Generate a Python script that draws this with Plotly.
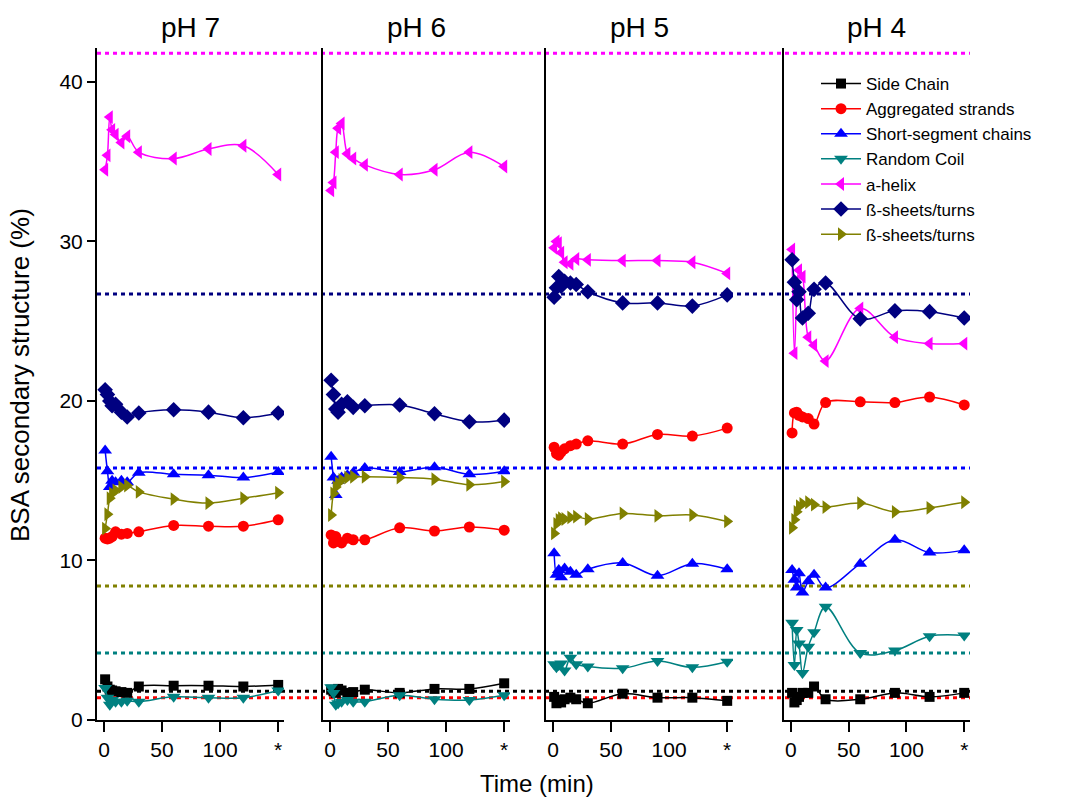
import plotly.graph_objects as go

panels = ["pH 7", "pH 6", "pH 5", "pH 4"]
times = [1, 3, 5, 7, 10, 15, 20, 30, 60, 90, 120, 150]
tick_vals = [0, 50, 100, 150]
tick_text = ["0", "50", "100", "*"]

series_names = ["Side Chain", "Aggregated strands", "Short-segment chains", "Random Coil",
                "a-helix", "ß-sheets/turns", "ß-sheets/turns"]
colors = ["#000000", "#FF0000", "#0000FF", "#008080", "#FF00FF", "#000080", "#808000"]
symbols = ["square", "circle", "triangle-up", "triangle-down", "triangle-left", "diamond", "triangle-right"]

# reference levels (dotted lines), same order as series
ref_levels = [1.8, 1.4, 15.8, 4.2, 41.8, 26.7, 8.4]

# pH 7
side_ph7 = [2.55, 2.1, 1.9, 1.85, 1.8, 1.75, 1.7, 2.1, 2.15, 2.15, 2.1, 2.2]
aggr_ph7 = [11.4, 11.35, 11.4, 11.5, 11.8, 11.65, 11.7, 11.8, 12.2, 12.15, 12.15, 12.55]
short_ph7 = [16.9, 15.6, 14.6, 15.0, 14.9, 15.0, 14.9, 15.5, 15.4, 15.35, 15.2, 15.55]
coil_ph7 = [2.0, 1.4, 0.95, 1.25, 1.15, 1.15, 1.2, 1.15, 1.45, 1.4, 1.4, 1.85]
helix_ph7 = [34.5, 35.4, 37.8, 37.0, 36.7, 36.2, 36.6, 35.6, 35.2, 35.8, 36.0, 34.2]
beta1_ph7 = [20.7, 20.4, 20.0, 19.7, 19.8, 19.3, 19.0, 19.25, 19.45, 19.3, 18.95, 19.25]
beta2_ph7 = [12.0, 12.9, 13.9, 14.2, 14.4, 14.6, 14.7, 14.3, 13.85, 13.6, 13.9, 14.25]

# pH 6
side_ph6 = [1.9, 1.8, 1.7, 1.95, 1.85, 1.7, 1.75, 1.9, 1.7, 1.95, 1.95, 2.3]
aggr_ph6 = [11.6, 11.1, 11.5, 11.2, 11.1, 11.4, 11.3, 11.3, 12.05, 11.85, 12.1, 11.9]
short_ph6 = [16.5, 15.2, 14.1, 15.0, 15.2, 15.35, 15.5, 15.8, 15.55, 15.85, 15.4, 15.6]
coil_ph6 = [2.05, 1.7, 0.95, 1.05, 1.15, 1.25, 1.15, 1.15, 1.55, 1.3, 1.25, 1.55]
helix_ph6 = [33.2, 33.7, 35.6, 37.1, 37.4, 35.5, 35.2, 34.8, 34.2, 34.5, 35.6, 34.7]
beta1_ph6 = [21.3, 20.4, 19.5, 19.3, 19.8, 19.95, 19.6, 19.7, 19.75, 19.2, 18.7, 18.8]
beta2_ph6 = [12.85, 14.2, 14.6, 14.85, 15.05, 15.2, 15.25, 15.25, 15.2, 15.1, 14.75, 14.95]

# pH 5
side_ph5 = [1.45, 1.05, 1.25, 1.1, 1.3, 1.4, 1.3, 1.05, 1.65, 1.4, 1.4, 1.2]
aggr_ph5 = [17.1, 16.7, 16.6, 16.8, 17.0, 17.2, 17.3, 17.5, 17.3, 17.9, 17.8, 18.3]
short_ph5 = [10.45, 9.1, 9.4, 8.95, 9.5, 9.3, 9.1, 9.45, 9.85, 9.05, 9.8, 9.45]
coil_ph5 = [3.5, 3.3, 3.45, 3.55, 3.1, 3.9, 3.5, 3.35, 3.25, 3.7, 3.3, 3.65]
helix_ph5 = [29.6, 30.0, 29.9, 29.3, 28.7, 28.6, 28.9, 28.85, 28.8, 28.8, 28.7, 28.0]
beta1_ph5 = [26.5, 27.1, 27.8, 27.2, 27.5, 27.4, 27.3, 26.85, 26.15, 26.15, 25.95, 26.65]
beta2_ph5 = [11.7, 12.3, 12.55, 12.65, 12.6, 12.7, 12.75, 12.6, 12.95, 12.8, 12.85, 12.45]

# pH 4
side_ph4 = [1.7, 1.1, 1.25, 1.45, 1.7, 1.7, 2.1, 1.3, 1.3, 1.7, 1.45, 1.7]
aggr_ph4 = [18.0, 19.25, 19.3, 19.1, 19.0, 18.9, 18.55, 19.9, 19.95, 19.9, 20.25, 19.75]
short_ph4 = [9.4, 8.8, 8.3, 9.2, 8.0, 8.7, 9.1, 8.3, 9.8, 11.3, 10.5, 10.65]
coil_ph4 = [6.1, 3.45, 5.65, 4.8, 2.95, 4.6, 5.5, 7.1, 4.2, 4.35, 5.25, 5.3]
helix_ph4 = [29.5, 23.0, 26.5, 28.2, 27.8, 24.0, 23.5, 22.5, 25.8, 24.0, 23.6, 23.6]
beta1_ph4 = [28.85, 27.45, 26.35, 26.85, 25.2, 25.5, 27.0, 27.4, 25.15, 25.65, 25.6, 25.2]
beta2_ph4 = [12.05, 12.55, 13.05, 13.4, 13.55, 13.65, 13.5, 13.35, 13.6, 13.05, 13.3, 13.65]

data = [
    [side_ph7, aggr_ph7, short_ph7, coil_ph7, helix_ph7, beta1_ph7, beta2_ph7],
    [side_ph6, aggr_ph6, short_ph6, coil_ph6, helix_ph6, beta1_ph6, beta2_ph6],
    [side_ph5, aggr_ph5, short_ph5, coil_ph5, helix_ph5, beta1_ph5, beta2_ph5],
    [side_ph4, aggr_ph4, short_ph4, coil_ph4, helix_ph4, beta1_ph4, beta2_ph4],
]

W, H = 1072, 801
ML, MR, MT, MB = 97, 102, 48, 81
PW = W - ML - MR
PH = H - MT - MB
# panel left/right edges in pixels relative to plot area
panel_px = [(0, 187), (226, 413), (449, 636), (687, 873)]
domains = [[a / PW, b / PW] for a, b in panel_px]

FONT = "Liberation Sans, Arial, sans-serif"
fig = go.Figure()

marker_sizes = [10, 11, 12, 12, 12, 12, 12]
for p in range(4):
    xa = "x" if p == 0 else f"x{p+1}"
    ya = "y" if p == 0 else f"y{p+1}"
    for s in range(7):
        fig.add_trace(go.Scatter(
            x=times, y=data[p][s], mode="lines+markers",
            name=series_names[s], legendgroup=f"g{s}", showlegend=(p == 0),
            line=dict(color=colors[s], width=1.5, shape="spline", smoothing=1.0),
            marker=dict(symbol=symbols[s], size=marker_sizes[s], color=colors[s]),
            xaxis=xa, yaxis=ya,
        ))

for p in range(4):
    sx = "" if p == 0 else str(p + 1)
    fig.layout[f"xaxis{sx}"] = dict(
        domain=domains[p], range=[-6, 155], anchor=f"y{sx}",
        showline=True, linecolor="black", linewidth=2, mirror=False,
        ticks="outside", ticklen=10, tickwidth=2, tickcolor="black",
        tickvals=tick_vals, ticktext=tick_text, showgrid=False, zeroline=False,
        tickfont=dict(family=FONT, size=21, color="black"),
    )
    ydict = dict(
        domain=[0, 1], range=[0, 42.13], anchor=f"x{sx}",
        showline=True, linecolor="black", linewidth=2,
        showgrid=False, zeroline=False,
    )
    if p == 0:
        ydict.update(ticks="outside", ticklen=8, tickwidth=2, tickcolor="black",
                     tickvals=[0, 10, 20, 30, 40],
                     tickfont=dict(family=FONT, size=21, color="black"))
    else:
        ydict.update(showticklabels=False, ticks="")
    fig.layout[f"yaxis{sx}"] = ydict

shapes = []
for s in range(7):
    shapes.append(dict(type="line", xref="paper", yref="y", x0=0, x1=1,
                       y0=ref_levels[s], y1=ref_levels[s], layer="below",
                       line=dict(color=colors[s], width=3, dash="4px,4px")))

annotations = []
for p in range(4):
    annotations.append(dict(text=panels[p], xref="paper", yref="paper",
                            x=(domains[p][0] + domains[p][1]) / 2, y=1.0,
                            yshift=3, xanchor="center", yanchor="bottom",
                            showarrow=False, font=dict(family=FONT, size=28, color="black")))
annotations.append(dict(text="Time (min)", xref="paper", yref="paper", x=(537 - ML) / PW, y=0,
                        yshift=-48, xanchor="center", yanchor="top", showarrow=False,
                        font=dict(family=FONT, size=24, color="black")))
annotations.append(dict(text="BSA secondary structure (%)", xref="paper", yref="paper",
                        x=0, xshift=-60, y=(H - MB - 375) / PH, textangle=-90,
                        xanchor="right", yanchor="middle",
                        showarrow=False, font=dict(family=FONT, size=26, color="black")))

fig.update_layout(
    width=W, height=H,
    margin=dict(l=ML, r=MR, t=MT, b=MB),
    paper_bgcolor="white", plot_bgcolor="white",
    shapes=shapes, annotations=annotations,
    showlegend=True,
    legend=dict(x=(816 - ML) / PW, y=(H - MB - 66) / PH, xanchor="left", yanchor="top",
                bgcolor="rgba(0,0,0,0)", font=dict(family=FONT, size=17, color="black"),
                tracegroupgap=0, itemwidth=40),
)

fig.write_html("out.html")
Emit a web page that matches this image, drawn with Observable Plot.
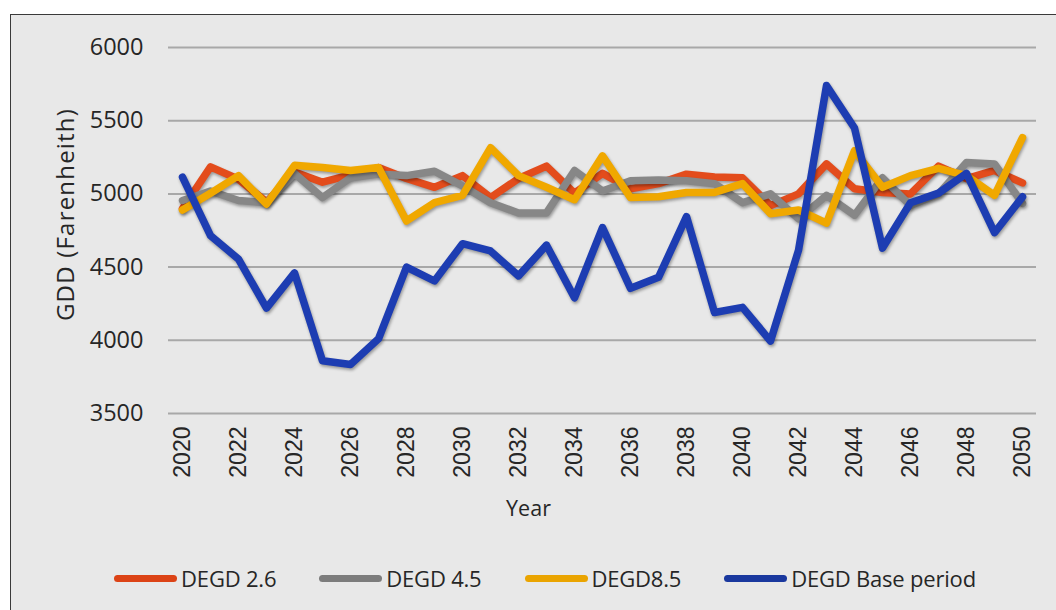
<!DOCTYPE html>
<html>
<head>
<meta charset="utf-8">
<script src="https://cdn.jsdelivr.net/npm/d3@7"></script>
<script src="https://cdn.jsdelivr.net/npm/@observablehq/plot@0.6"></script>
<style>
  html, body { margin: 0; padding: 0; background: #ffffff; }
  #frame {
    position: absolute; left: 10px; top: 14px; width: 1046px; height: 596px;
    box-sizing: border-box; border: 1px solid #3a3a3a; border-right: none; border-bottom: none;
    background: #e8e8e8; overflow: hidden;
  }
  #chart { position: absolute; left: 0; top: 0; }
  #legend {
    position: absolute; left: 0; top: 548px; width: 1045px; height: 30px;
    display: flex; justify-content: center; align-items: center; gap: 43px;
    padding-left: 23px; box-sizing: border-box;
    font-family: "Open Sans", sans-serif; font-size: 22px; color: #262626; letter-spacing: -0.2px;
  }
  .item { display: flex; align-items: center; }
  .sw { width: 63px; height: 7px; border-radius: 4px; margin-right: 4px; }
  #chart g[aria-label="line"] path { filter: drop-shadow(1px 2px 1.5px rgba(0,0,0,0.35)); }
</style>
</head>
<body>
<div id="frame">
  <div id="chart"></div>
  <div id="legend"></div>
</div>
<script>
const years = [2020,2021,2022,2023,2024,2025,2026,2027,2028,2029,2030,2031,2032,2033,2034,2035,2036,2037,2038,2039,2040,2041,2042,2043,2044,2045,2046,2047,2048,2049,2050];
const degd26 = [4900,5185,5100,4945,5150,5080,5130,5180,5105,5045,5125,4975,5105,5190,5005,5140,5035,5070,5135,5115,5110,4920,5000,5205,5035,5010,5000,5190,5105,5160,5075];
const degd45 = [4955,5020,4955,4940,5140,4975,5110,5135,5125,5155,5055,4940,4870,4870,5160,5020,5090,5095,5090,5070,4940,5000,4830,4990,4855,5110,4920,5000,5215,5205,4935];
const degd85 = [4890,5005,5125,4930,5195,5180,5160,5180,4815,4940,4990,5315,5125,5045,4960,5260,4975,4980,5010,5010,5070,4865,4890,4800,5295,5045,5125,5175,5125,4990,5385];
const degdBase = [5115,4715,4555,4220,4460,3860,3835,4010,4500,4405,4660,4610,4440,4650,4290,4770,4355,4430,4845,4190,4225,3995,4615,5740,5450,4630,4940,5005,5140,4735,4980];

const seriesNames = ["DEGD 2.6", "DEGD 4.5", "DEGD8.5", "DEGD Base period"];
const seriesValues = [degd26, degd45, degd85, degdBase];
const seriesColors = ["#e34c1c", "#878787", "#f0a800", "#1d3db2"];
const legendColors = ["#dc4316", "#7c7c7c", "#eaa400", "#1a389e"];

const yTicks = [3500, 4000, 4500, 5000, 5500, 6000];
const xTicks = [2020,2022,2024,2026,2028,2030,2032,2034,2036,2038,2040,2042,2044,2046,2048,2050];
const yTitle = "GDD (Farenheith)";
const xTitle = "Year";

const lineMarks = seriesValues.map((vals, i) =>
  Plot.lineY(years.map((y, j) => ({year: y, value: vals[j]})), {
    x: "year", y: "value", stroke: seriesColors[i], strokeWidth: 7.5,
    strokeLinejoin: "round", strokeLinecap: "round"
  })
);

const plot = Plot.plot({
  width: 1045,
  height: 530,
  marginLeft: 157,
  marginRight: 20,
  marginTop: 32,
  marginBottom: 132,
  style: {background: "transparent", fontFamily: "'Open Sans', sans-serif", color: "#262626", overflow: "visible"},
  x: {type: "linear", domain: [2019.5, 2050.5]},
  y: {domain: [3500, 6000]},
  marks: [
    Plot.ruleY(yTicks, {stroke: "#a8a8a8", strokeWidth: 2}),
    Plot.axisY({ticks: yTicks, tickFormat: d => String(d), tickSize: 0, tickPadding: 25, fontSize: 23.5, label: null, fill: "#262626"}),
    Plot.axisX({ticks: xTicks, tickFormat: d => String(d), tickRotate: -90, tickSize: 0, tickPadding: 13,
      fontSize: 23, fontFamily: "'Liberation Sans', Arial, sans-serif", label: null, fill: "#262626"}),
    Plot.text([yTitle], {text: d => d, frameAnchor: "left", textAnchor: "middle", rotate: -90, dx: -102, dy: -16, fontSize: 24, fill: "#262626"}),
    Plot.text([xTitle], {text: d => d, frameAnchor: "bottom", dx: -74, dy: 102, fontSize: 21.5, fill: "#262626"}),
    ...lineMarks
  ]
});
d3.select(plot).selectAll("text").filter(function() { return this.textContent === yTitle; })
  .style("letter-spacing", "1.2px");
document.getElementById("chart").appendChild(plot);

const legend = document.getElementById("legend");
seriesNames.forEach((name, i) => {
  const item = document.createElement("div");
  item.className = "item";
  const sw = document.createElement("div");
  sw.className = "sw";
  sw.style.background = legendColors[i];
  const tx = document.createElement("span");
  tx.textContent = name;
  item.appendChild(sw);
  item.appendChild(tx);
  legend.appendChild(item);
});
</script>
</body>
</html>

▶ **Set problem**
Return, unchanged, the lines from the first line of the material through the line that holds "ref_levels = [1.8, 1.4, 15.8, 4.2, 41.8, 26.7, 8.4]", inclusive, omitting pictures.

▶ **Answer to this problem**
Generate a Python script that draws this with Plotly.
import plotly.graph_objects as go

panels = ["pH 7", "pH 6", "pH 5", "pH 4"]
times = [1, 3, 5, 7, 10, 15, 20, 30, 60, 90, 120, 150]
tick_vals = [0, 50, 100, 150]
tick_text = ["0", "50", "100", "*"]

series_names = ["Side Chain", "Aggregated strands", "Short-segment chains", "Random Coil",
                "a-helix", "ß-sheets/turns", "ß-sheets/turns"]
colors = ["#000000", "#FF0000", "#0000FF", "#008080", "#FF00FF", "#000080", "#808000"]
symbols = ["square", "circle", "triangle-up", "triangle-down", "triangle-left", "diamond", "triangle-right"]

# reference levels (dotted lines), same order as series
ref_levels = [1.8, 1.4, 15.8, 4.2, 41.8, 26.7, 8.4]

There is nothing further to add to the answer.